Litigation. Litigation is a complex and unavoidably adversarial process. A detailed discussion of litigation is beyond the scope of this blog post. However, in general, the litigation of a divorce generally takes 1.5-3 years and involves multiple court hearings, formal discovery (depositions, interrogatories, document requests, etc.), experts and, potentially, a trial at the end of the case. Courts are public forums. Hearings and documents filed are generally available to the public, unless protected by statute or sealed by the court. Litigation is necessary to resolve disputes that parties cannot resolve through other means. In some cases, litigation may be the only way to protect a party’s rights or obtain a fair result, however, litigation is an expensive and adversarial process that weighs heavily on the parties.

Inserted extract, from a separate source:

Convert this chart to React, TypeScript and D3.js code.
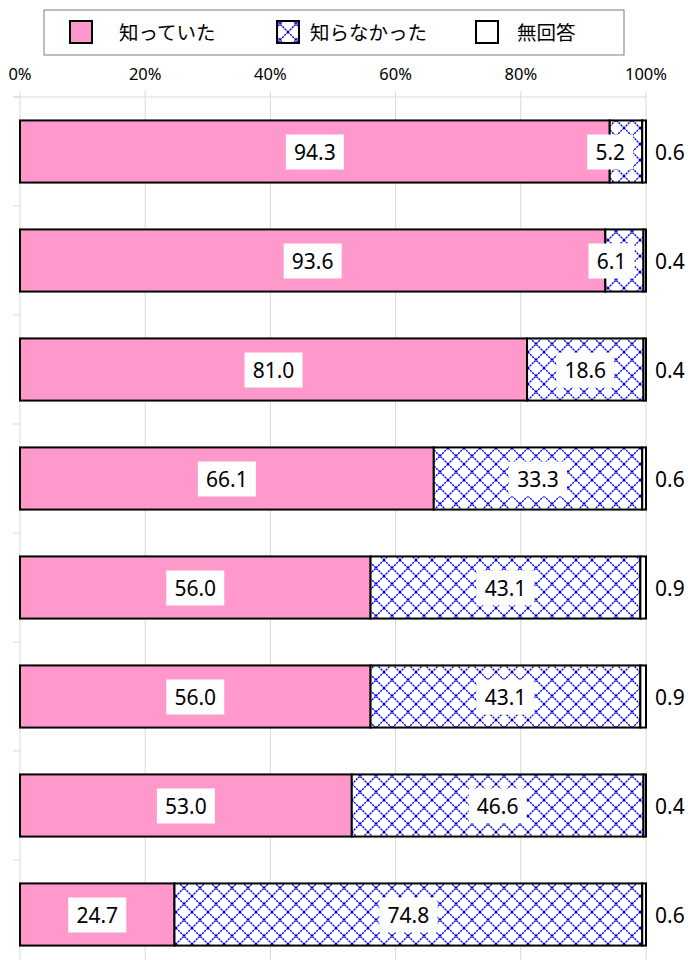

Courts make various efforts to encourage divorcing parties to settle. In cases with minor children, parents are required to attend two events that encourage settlement, the first appearance conference (see https://www.courts.nh.gov/our-courts/circuit-court/family-division/divorceparenting) and the child impact seminar (see https://www.courts.nh.gov/our-courts/circuit-court/family-division/child-impact-seminar). Courts routinely require divorcing parties to attempt mediation. For those cases that do not settle in mediation, courts often arrange for a further settlement event known as a neutral evaluation. Neutral evaluation is a confidential process wherein a judge who is not assigned to the case will listen to the arguments of both parties, opine on how they would decide the case and attempt to facilitate settlement discussions. Like mediation, the process is confidential, and the discussions are not shared with the judicial officer who is assigned to the case.
Most cases involve several of the above dispute resolution mechanisms. For example, a case may start in litigation, but resolve through mediation and negotiation. All cases are different and the best approach for each case must be decided based on the parties and the issues in each case.